To counteract these newly discovered crimes, an international agency to fight market manipulation and insider trading would have to be set up. It would be a huge, global agency that would be funded by an ever-steepening transaction tax.

Soon, every large firm would have electronic market manipulation police. Certain firms would be identified as "going rogue." These firms might be black-listed once they received unsavory reputations. People's reputations would be blackened if they associated with facilities that did a good deal of trading.

Eventually, firms that did a good deal of proprietary trading would begin to be ostracized. Proprietary trading would come to be seen as a criminal indicator or tag, a dangerous practice. Finally, governments might set up "white lists" of good-guy traders.

This is all fairly predictable, as are the remedies. We are not quite there yet but eventually the absurdities will be piled so high that markets will cease to effectively function. This happened after the repeated crashes of the 1930s. People were so distrustful of equity markets in particular in the 1940s that the New York Stock Exchange actually mounted roadshows all around the country to try to get people to invest again.

This time the "roadshow" are markets' ever-escalating averages.
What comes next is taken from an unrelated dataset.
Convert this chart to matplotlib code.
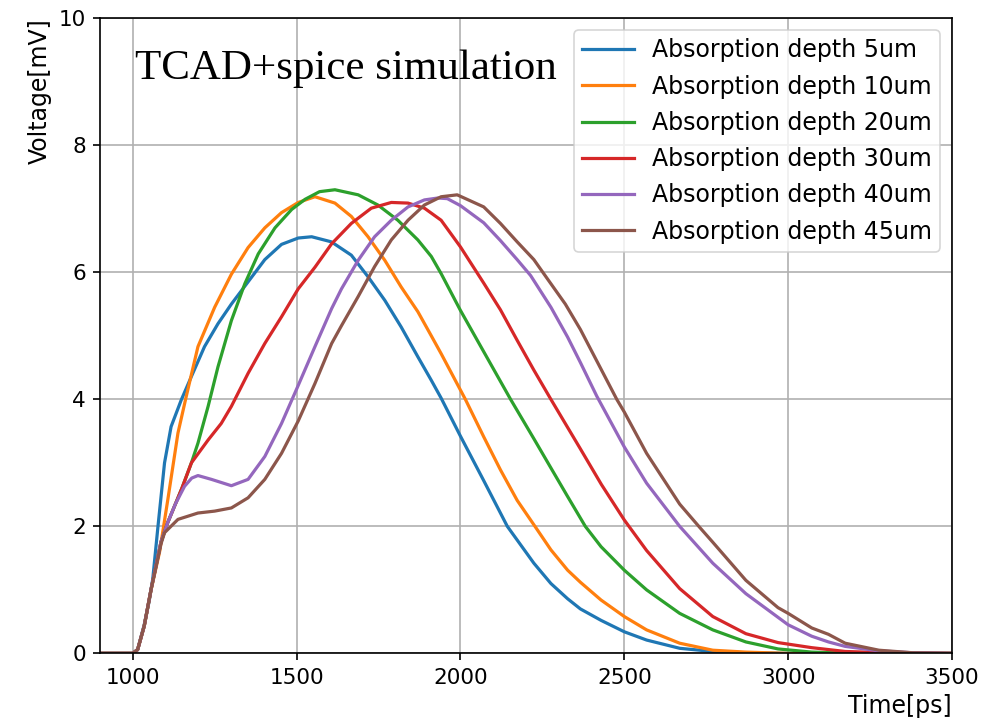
import matplotlib
matplotlib.use("Agg")
import matplotlib.pyplot as plt

# ---- data ----
t_5 = [900, 1000, 1015, 1035, 1050, 1061, 1077, 1097, 1117, 1148, 1179, 1219, 1260, 1301, 1352,
       1403, 1454, 1505, 1546, 1606, 1667, 1718, 1769, 1819, 1870, 1911, 1941, 2000, 2071, 2143,
       2224, 2276, 2327, 2366, 2429, 2500, 2568, 2669, 2770, 2870, 3000, 3200, 3500]
v_5 = [0, 0, 0.06, 0.45, 0.82, 1.17, 2.0, 3.0, 3.57, 3.99, 4.36, 4.83, 5.19, 5.5, 5.85,
       6.2, 6.44, 6.54, 6.56, 6.48, 6.27, 5.93, 5.56, 5.14, 4.67, 4.3, 4.02, 3.42, 2.72, 2.0,
       1.42, 1.1, 0.86, 0.7, 0.52, 0.34, 0.21, 0.08, 0.03, 0.01, 0, 0, 0]

t_10 = [900, 1000, 1015, 1035, 1056, 1082, 1107, 1138, 1163, 1199, 1250, 1301, 1352, 1403, 1454,
        1505, 1556, 1617, 1667, 1718, 1769, 1819, 1870, 1911, 1941, 2015, 2071, 2122, 2173,
        2230, 2276, 2327, 2366, 2429, 2500, 2568, 2669, 2770, 2871, 3000, 3200, 3500]
v_10 = [0, 0, 0.06, 0.43, 1.0, 1.6, 2.42, 3.47, 4.04, 4.83, 5.45, 5.97, 6.39, 6.7, 6.94,
        7.1, 7.19, 7.09, 6.88, 6.56, 6.19, 5.77, 5.38, 5.0, 4.72, 4.0, 3.41, 2.89, 2.41,
        1.98, 1.63, 1.31, 1.12, 0.84, 0.58, 0.37, 0.16, 0.05, 0.02, 0, 0, 0]

t_20 = [900, 1000, 1015, 1035, 1056, 1086, 1106, 1130, 1150, 1179, 1199, 1230, 1260, 1301, 1342,
        1383, 1434, 1485, 1526, 1570, 1617, 1688, 1748, 1809, 1870, 1911, 1941, 2000, 2071, 2153,
        2224, 2276, 2327, 2381, 2429, 2500, 2568, 2669, 2770, 2871, 2969, 3072, 3174, 3300, 3500]
v_20 = [0, 0, 0.06, 0.43, 1.01, 1.75, 2.05, 2.35, 2.6, 3.0, 3.31, 3.89, 4.51, 5.24, 5.82,
        6.29, 6.7, 6.99, 7.15, 7.27, 7.3, 7.22, 7.06, 6.82, 6.51, 6.25, 5.98, 5.4, 4.75, 4.0,
        3.38, 2.92, 2.47, 2.0, 1.68, 1.31, 1.0, 0.63, 0.37, 0.18, 0.07, 0.02, 0.005, 0, 0]

t_30 = [900, 1000, 1015, 1035, 1056, 1086, 1106, 1130, 1150, 1179, 1230, 1270, 1301, 1352, 1403,
        1454, 1505, 1556, 1607, 1667, 1728, 1789, 1840, 1890, 1941, 2000, 2071, 2122, 2173, 2224,
        2276, 2366, 2430, 2500, 2568, 2669, 2770, 2871, 2969, 3072, 3174, 3300, 3500]
v_30 = [0, 0, 0.06, 0.43, 1.01, 1.75, 2.05, 2.35, 2.6, 3.0, 3.36, 3.62, 3.89, 4.41, 4.88,
        5.3, 5.74, 6.08, 6.45, 6.77, 7.01, 7.1, 7.09, 7.01, 6.82, 6.4, 5.83, 5.41, 4.93, 4.46,
        4.0, 3.22, 2.66, 2.1, 1.62, 1.02, 0.58, 0.31, 0.17, 0.09, 0.03, 0.01, 0]

t_40 = [900, 1000, 1015, 1035, 1056, 1086, 1106, 1130, 1158, 1180, 1199, 1240, 1301, 1352, 1403,
        1454, 1505, 1556, 1607, 1637, 1688, 1738, 1789, 1840, 1890, 1931, 1960, 2000, 2071, 2122,
        2173, 2214, 2276, 2327, 2366, 2416, 2500, 2568, 2669, 2770, 2871, 3000, 3072, 3123, 3174,
        3277, 3380, 3500]
v_40 = [0, 0, 0.06, 0.43, 1.01, 1.75, 2.05, 2.35, 2.63, 2.76, 2.8, 2.74, 2.64, 2.74, 3.1,
        3.62, 4.22, 4.83, 5.43, 5.74, 6.19, 6.56, 6.82, 7.03, 7.14, 7.17, 7.16, 7.05, 6.78, 6.5,
        6.2, 5.95, 5.45, 4.98, 4.58, 4.05, 3.25, 2.68, 2.0, 1.42, 0.94, 0.45, 0.27, 0.18, 0.11,
        0.04, 0.01, 0]

t_45 = [900, 1000, 1015, 1035, 1056, 1086, 1097, 1138, 1199, 1250, 1301, 1352, 1403, 1454, 1505,
        1556, 1607, 1637, 1688, 1738, 1789, 1840, 1890, 1941, 1990, 2071, 2122, 2173, 2224, 2265,
        2320, 2366, 2477, 2500, 2568, 2669, 2729, 2770, 2871, 2969, 3000, 3072, 3123, 3174, 3277,
        3379, 3500]
v_45 = [0, 0, 0.06, 0.43, 1.01, 1.72, 1.9, 2.11, 2.21, 2.24, 2.29, 2.45, 2.74, 3.15, 3.66,
        4.25, 4.88, 5.16, 5.62, 6.09, 6.51, 6.82, 7.06, 7.19, 7.22, 7.03, 6.77, 6.48, 6.2, 5.9,
        5.5, 5.1, 4.0, 3.8, 3.15, 2.35, 1.99, 1.75, 1.15, 0.72, 0.63, 0.4, 0.3, 0.16, 0.05,
        0.01, 0]

labels = ["Absorption depth 5um", "Absorption depth 10um", "Absorption depth 20um",
          "Absorption depth 30um", "Absorption depth 40um", "Absorption depth 45um"]
series = [(t_5, v_5), (t_10, v_10), (t_20, v_20), (t_30, v_30), (t_40, v_40), (t_45, v_45)]
colors = ["#1f77b4", "#ff7f0e", "#2ca02c", "#d62728", "#9467bd", "#8c564b"]

x_ticks = [1000, 1500, 2000, 2500, 3000, 3500]
y_ticks = [0, 2, 4, 6, 8, 10]

# ---- style ----
plt.rcParams.update({
    "font.family": "DejaVu Sans",
    "font.size": 15.5,
    "axes.linewidth": 1.2,
    "xtick.major.size": 5.2,
    "ytick.major.size": 5.2,
    "xtick.major.width": 1.2,
    "ytick.major.width": 1.2,
    "xtick.major.pad": 5,
    "ytick.major.pad": 5,
})

fig = plt.figure(figsize=(9.84, 7.28), dpi=100)
ax = fig.add_axes([0.1016, 0.1025, 0.8659, 0.8724])

for (t, v), c, lab in zip(series, colors, labels):
    ax.plot(t, v, color=c, lw=2.3, label=lab, solid_joinstyle="round")

ax.set_xlim(900, 3500)
ax.set_ylim(0, 10)
ax.set_xticks(x_ticks)
ax.set_yticks(y_ticks)
ax.grid(True, color="#b0b0b0", lw=1.2)
ax.set_axisbelow(True)

ax.set_xlabel("Time[ps]", loc="right", fontsize=17, labelpad=5)
ax.set_ylabel("Voltage[mV]", loc="top", fontsize=17, labelpad=5)

ax.text(1008, 9.2, "TCAD+spice simulation", family="Liberation Serif",
        fontsize=31, va="center", ha="left", color="black")

leg = ax.legend(loc="upper right", fontsize=17, framealpha=0.8, borderaxespad=0.5,
                handlelength=2.2, handletextpad=0.75, labelspacing=0.52, borderpad=0.35)
leg.get_frame().set_linewidth(1.2)

fig.savefig("out.png", dpi=100)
And if one believes that these averages are due to be pushed even higher over the next year or two, this might be seen as an opportune time for legitimate – if careful – speculation. In fact, it is not index funds that will provide the best opportunities but perhaps entrepreneurial opportunities, start-ups and certain IPOs.
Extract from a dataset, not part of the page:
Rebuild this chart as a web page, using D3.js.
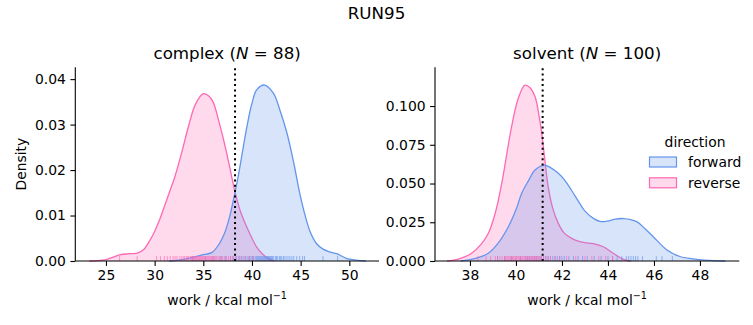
<!DOCTYPE html>
<html><head><meta charset="utf-8">
<script src="https://cdn.jsdelivr.net/npm/d3@7"></script>
<style>body{margin:0;background:#fff}svg{display:block}text{font-family:"DejaVu Sans",sans-serif;fill:#000}</style>
</head><body><svg id="c" width="753" height="325"></svg>
<script>
// ---------- data ----------
const directions = ["forward", "reverse"];
const colors = ["#6495ED", "#FF69B4"];
const suptitle = "RUN95";
const phases = ["complex", "solvent"];
const phaseN = [88, 100];
const meanLine = [38.26, 41.16];

// density curves: [work, density]
const complexForwardX = [31.5, 32.5, 33.5, 34.8, 35.9, 36.7, 37.2, 37.7, 38.2, 38.6, 39.0, 39.5, 40.0, 40.5, 41.3, 42.2, 42.9, 43.6, 44.3, 44.9, 45.5, 46.0, 46.6, 47.3, 48.0, 48.7, 49.2, 49.7, 50.7, 51.7];
const complexForwardD = [0, 0.0002, 0.0006, 0.0013, 0.0019, 0.0040, 0.0062, 0.0097, 0.0145, 0.0188, 0.0237, 0.0298, 0.0347, 0.0377, 0.0387, 0.0369, 0.0330, 0.0281, 0.0215, 0.0150, 0.0097, 0.0063, 0.0039, 0.0026, 0.0020, 0.0016, 0.0011, 0.0006, 0.0002, 0];
const complexReverseX = [23.3, 24.2, 25.0, 25.8, 26.5, 27.5, 28.3, 28.9, 29.5, 30.0, 30.5, 31.0, 31.5, 32.1, 32.8, 33.5, 34.2, 35.0, 35.5, 36.0, 36.6, 37.1, 37.6, 38.2, 38.8, 39.5, 40.0, 40.5, 41.0, 41.5, 42.3];
const complexReverseD = [0, 0.0001, 0.0003, 0.0009, 0.0014, 0.0016, 0.0018, 0.0026, 0.0045, 0.0065, 0.0090, 0.0120, 0.0150, 0.0187, 0.0240, 0.0298, 0.0345, 0.0368, 0.0364, 0.0350, 0.0307, 0.0265, 0.0218, 0.0157, 0.0110, 0.0073, 0.0050, 0.0030, 0.0017, 0.0008, 0];
const solventForwardX = [37.6, 38.2, 38.8, 39.2, 39.67, 40.0, 40.25, 40.55, 40.83, 41.23, 41.5, 41.84, 42.1, 42.42, 42.78, 43.0, 43.4, 43.7, 44.0, 44.23, 44.67, 45.25, 45.6, 45.97, 46.55, 47.13, 47.86, 48.6, 49.1];
const solventForwardD = [0, 0.0015, 0.005, 0.011, 0.0221, 0.033, 0.0437, 0.052, 0.0587, 0.0619, 0.0603, 0.0566, 0.0525, 0.0455, 0.0370, 0.0322, 0.0272, 0.0254, 0.0258, 0.0267, 0.0274, 0.0254, 0.021, 0.0157, 0.0073, 0.0029, 0.0011, 0.0002, 0];
const solventReverseX = [37.0, 37.5, 38.07, 38.5, 38.8, 39.1, 39.38, 39.6, 39.81, 40.1, 40.39, 40.6, 40.83, 41.0, 41.12, 41.25, 41.4, 41.6, 41.84, 42.1, 42.42, 42.78, 43.0, 43.36, 43.8, 44.23, 44.67, 45.0];
const solventReverseD = [0, 0.0012, 0.005, 0.011, 0.0179, 0.031, 0.050, 0.069, 0.0867, 0.105, 0.1135, 0.112, 0.106, 0.094, 0.0824, 0.066, 0.048, 0.034, 0.0243, 0.018, 0.0146, 0.0125, 0.0118, 0.0112, 0.0092, 0.005, 0.0011, 0];

// rug samples (estimated)
const complexForwardRug = [33.9, 35.2, 36.0, 36.8, 37.3, 37.8, 38.1, 38.4, 38.7, 38.9, 39.1, 39.3, 39.5, 39.7, 39.8, 40.0, 40.1, 40.2, 40.4, 40.5, 40.6, 40.7, 40.8, 40.9, 41.0, 41.1, 41.2, 41.3, 41.4, 41.5, 41.6, 41.7, 41.8, 41.9, 42.0, 42.1, 42.2, 42.4, 42.5, 42.6, 42.8, 42.9, 43.0, 43.2, 43.3, 43.5, 43.7, 43.9, 44.1, 44.3, 44.6, 44.9, 45.2, 45.4, 47.3, 48.8];
const complexReverseRug = [26.4, 28.2, 30.2, 30.6, 31.0, 31.3, 31.6, 31.9, 32.1, 32.3, 32.6, 32.8, 33.0, 33.1, 33.3, 33.4, 33.5, 33.7, 33.8, 33.9, 34.0, 34.1, 34.2, 34.3, 34.4, 34.5, 34.6, 34.7, 34.8, 34.9, 35.0, 35.1, 35.2, 35.3, 35.4, 35.5, 35.6, 35.7, 35.8, 35.9, 36.0, 36.1, 36.2, 36.3, 36.4, 36.6, 36.7, 36.9, 37.0, 37.2, 37.4, 37.6, 37.8, 38.0, 38.3, 38.6, 38.9, 39.3, 39.7, 40.1];
const solventForwardRug = [39.2, 39.5, 39.8, 40.0, 40.2, 40.4, 40.5, 40.6, 40.7, 40.8, 40.9, 41.0, 41.1, 41.2, 41.3, 41.4, 41.5, 41.6, 41.7, 41.8, 41.9, 42.0, 42.1, 42.3, 42.5, 42.7, 42.9, 43.1, 43.4, 43.7, 44.0, 44.2, 44.4, 44.6, 44.8, 44.9, 45.0, 45.1, 45.2, 45.3, 45.5, 46.1, 46.35, 46.8];
const solventReverseRug = [38.35, 38.7, 38.9, 39.1, 39.2, 39.3, 39.4, 39.5, 39.55, 39.6, 39.65, 39.7, 39.75, 39.8, 39.85, 39.9, 39.95, 40.0, 40.05, 40.1, 40.15, 40.2, 40.25, 40.3, 40.35, 40.4, 40.45, 40.5, 40.55, 40.6, 40.65, 40.7, 40.75, 40.8, 40.85, 40.9, 40.95, 41.0, 41.05, 41.1, 41.2, 41.3, 41.4, 41.5, 41.7, 41.9, 42.2, 42.6, 43.0, 43.3, 43.6, 43.9, 44.2];

const xTicksComplex = [25, 30, 35, 40, 45, 50];
const yTicksComplex = [0, 0.01, 0.02, 0.03, 0.04];
const xTicksSolvent = [38, 40, 42, 44, 46, 48];
const yTicksSolvent = [0, 0.025, 0.05, 0.075, 0.1];

const xLabel = "work / kcal mol";
const yLabel = "Density";
const legendTitle = "direction";

// ---------- drawing ----------
const svg = d3.select("#c");
svg.append("rect").attr("width", 753).attr("height", 325).attr("fill", "#fff");
const FS = 13.9;

svg.append("text").attr("x", 376.5).attr("y", 18.5).attr("text-anchor", "middle")
  .style("font-size", "16.7px").text(suptitle);

const panels = [
  { name: phases[0], N: phaseN[0], x0: 75.3, x1: 379, xd: [21.85, 53.05], yd: [0, 0.0426],
    xt: xTicksComplex, yt: yTicksComplex, yf: d3.format(".2f"),
    curves: [[complexForwardX, complexForwardD], [complexReverseX, complexReverseD]],
    rugs: [complexForwardRug, complexReverseRug], mean: meanLine[0], ylab: true },
  { name: phases[1], N: phaseN[1], x0: 435, x1: 739.3, xd: [36.48, 49.71], yd: [0, 0.125],
    xt: xTicksSolvent, yt: yTicksSolvent, yf: d3.format(".3f"),
    curves: [[solventForwardX, solventForwardD], [solventReverseX, solventReverseD]],
    rugs: [solventForwardRug, solventReverseRug], mean: meanLine[1], ylab: false }
];
const yTop = 67.3, yBot = 261;

panels.forEach(p => {
  const x = d3.scaleLinear().domain(p.xd).range([p.x0, p.x1]);
  const y = d3.scaleLinear().domain(p.yd).range([yBot, yTop]);
  const g = svg.append("g");
  const cv = d3.curveCatmullRom.alpha(0.5);
  const area = d3.area().curve(cv).x(d => x(d[0])).y0(y(0)).y1(d => Math.min(y(0), y(d[1])));
  const line = d3.line().curve(cv).x(d => x(d[0])).y(d => y(d[1]));
  // reverse drawn first, forward on top
  [1, 0].forEach(i => {
    const pts = p.curves[i][0].map((v, k) => [v, p.curves[i][1][k]]);
    g.append("path").datum(pts).attr("d", area).attr("fill", colors[i]).attr("fill-opacity", 0.25);
    g.append("path").datum(pts).attr("d", line).attr("fill", "none").attr("stroke", colors[i]).attr("stroke-width", 1.3);
  });
  // rugs
  [0, 1].forEach(i => {
    g.selectAll(null).data(p.rugs[i]).enter().append("line")
      .attr("x1", d => x(d)).attr("x2", d => x(d)).attr("y1", yBot).attr("y2", yBot - 5)
      .attr("stroke", colors[i]).attr("stroke-width", 1).attr("stroke-opacity", 0.65);
  });
  // mean line
  g.append("line").attr("x1", x(p.mean)).attr("x2", x(p.mean)).attr("y1", yBot).attr("y2", yTop)
    .attr("stroke", "#000").attr("stroke-width", 2).attr("stroke-dasharray", "2,3.3");

  // axes
  const xa = g.append("g").attr("transform", `translate(0,${yBot})`)
    .call(d3.axisBottom(x).tickValues(p.xt).tickSize(4.9).tickPadding(4.5).tickFormat(d3.format("d")));
  const ya = g.append("g").attr("transform", `translate(${p.x0},0)`)
    .call(d3.axisLeft(y).tickValues(p.yt).tickSize(4.9).tickPadding(4.5).tickFormat(p.yf));
  [xa, ya].forEach(a => {
    a.select(".domain").attr("stroke", "#000").attr("stroke-width", 1.1);
    a.selectAll(".tick line").attr("stroke", "#000").attr("stroke-width", 1.1);
    a.selectAll(".tick text").style("font-size", FS + "px").style("font-family", "DejaVu Sans").attr("fill", "#000");
  });
  xa.select(".domain").attr("d", `M${p.x0},0H${p.x1}`);
  ya.select(".domain").attr("d", `M0,${yBot}V${yTop}`);

  // title
  const t = g.append("text").attr("x", (p.x0 + p.x1) / 2).attr("y", 59).attr("text-anchor", "middle")
    .style("font-size", "16.7px");
  t.append("tspan").text(p.name + " (");
  t.append("tspan").style("font-style", "italic").text("N");
  t.append("tspan").text(" = " + p.N + ")");

  // x label
  const xl = g.append("text").attr("x", (p.x0 + p.x1) / 2).attr("y", 305).attr("text-anchor", "middle")
    .style("font-size", FS + "px");
  xl.append("tspan").text(xLabel);
  xl.append("tspan").attr("dy", -6).style("font-size", "9.7px").text("\u22121");

  if (p.ylab) {
    g.append("text").attr("transform", `translate(26,${(yTop + yBot) / 2}) rotate(-90)`)
      .attr("text-anchor", "middle").style("font-size", FS + "px").text(yLabel);
  }
});

// legend
const lg = svg.append("g");
lg.append("text").attr("x", 695).attr("y", 146.5).attr("text-anchor", "middle").style("font-size", FS + "px").text(legendTitle);
directions.forEach((d, i) => {
  const cy = 162 + i * 20.8;
  lg.append("rect").attr("x", 649.5).attr("y", cy - 5).attr("width", 27).attr("height", 10)
    .attr("fill", colors[i]).attr("fill-opacity", 0.25).attr("stroke", colors[i]).attr("stroke-width", 1.2);
  lg.append("text").attr("x", 688).attr("y", cy + 5).style("font-size", FS + "px").text(d);
});
</script></body></html>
One must, of course, enter the ongoing Wall Street Party with the requisite level of cynicism and alertness. Since it is hard to time the market, one must also be willing to take profits aggressively so as to minimize chances of capital loss. But perhaps it can be done, and certainly there are those that are doing it.

Conclusion


In fact, this Yahoo article we've analyzed has provided the same conclusions that we've been offering: The market is indeed unfair but there are ways to approach it that may be profitable.